IT HAS been a good week for “sin”. We don’t hear much of it nowadays in the discourse of the Church of England, but “sin”, along with “shame”, have been regularly invoked as the Church responds to last week’s report from the Anti-Racism Taskforce (News, 23 April). The Church, the Archbishop of Canterbury declared at the start of his interview with Harry Farley on Sunday (Radio 4), must set an example by repenting of its sin.
Unlike the report by the Commission on Race and Ethnic Disparities, which, on its release last month, was greeted with considerable indignation (News, 9 April), the Taskforce publication has been accepted with the cries of lamentation required by its title. In his interview earlier in Sunday with the Revd Sonia Barron, who co-chairs the Taskforce, William Crawley suggested that there might be some “pushback” against the report, but dressed up this proxy dissent in a question so woolly that Ms Barron had to ask for it to be repeated.
In contrast, the Farley interview told us much about how Archbishop Welby understands the exercise of power.

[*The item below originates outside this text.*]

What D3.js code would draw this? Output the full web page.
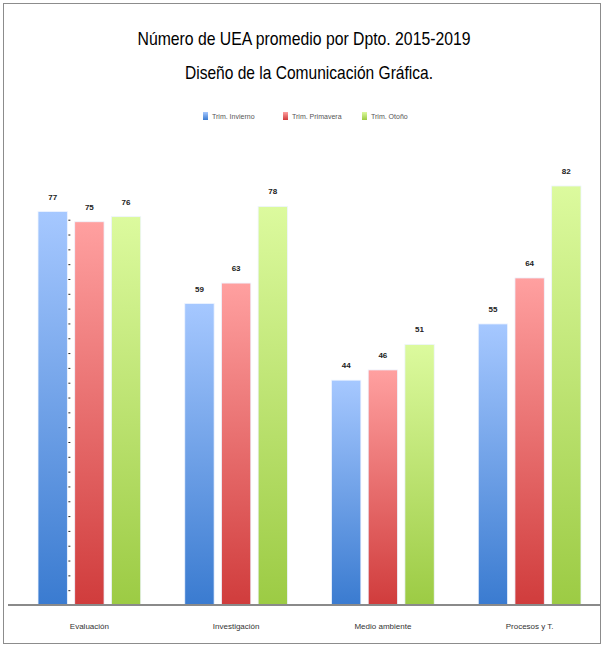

You are not the Pope, Farley reminded him; nor are you a CEO. “Do you have the weight of the Church behind you?” Farley had mentioned, by this point, both the racism and the recent C of E safeguarding reports, and the question was, by implication, about how these reports’ recommendations were to be put into action.
The Archbishop acknowledged that there were those in the Church — a minority — who took a different view. He did not, however, explain what the nature of this different view might be. A different view on what constitutes racism and abuse? A different view on how to respond to the challenges set out in the reports? Or the view that racism and abuse are acceptable behaviour?
By the manner in which he continued, one assumed that he meant the last of these. “Racist behaviour is a red line; safeguarding and abuse is a red line. If you either commit or tolerate either of these . . . you’ve stepped over the line and there will be . . . really serious consequences.”
That the Archbishop’s response to “pushback” should so swiftly shift gear into a denunciation of abuse and racism per se reveals something of the way in which opposition is dealt with in an institution that lacks an obvious command-and-control structure. “Shame” there may indeed be — but directed at those with the temerity to question a report that deserves the respect of being scrutinised fairly and critically.
Since this was said to be the last interview the Archbishop will give before a sabbatical, you may want to listen in full on BBC Sounds, beginning at approximately 36.40. One further moment of interest came in response to Farley’s question how the Church would pay for the racial-justice officers and other management that compliance with the Taskforce recommendations would entail.
“I don’t know,” the Archbishop replied, admitting that the Church was, indeed, strapped for cash. But he managed to talk himself round. “The money will come, and we will prioritise.” Oh, that all budget decisions were quite so simple!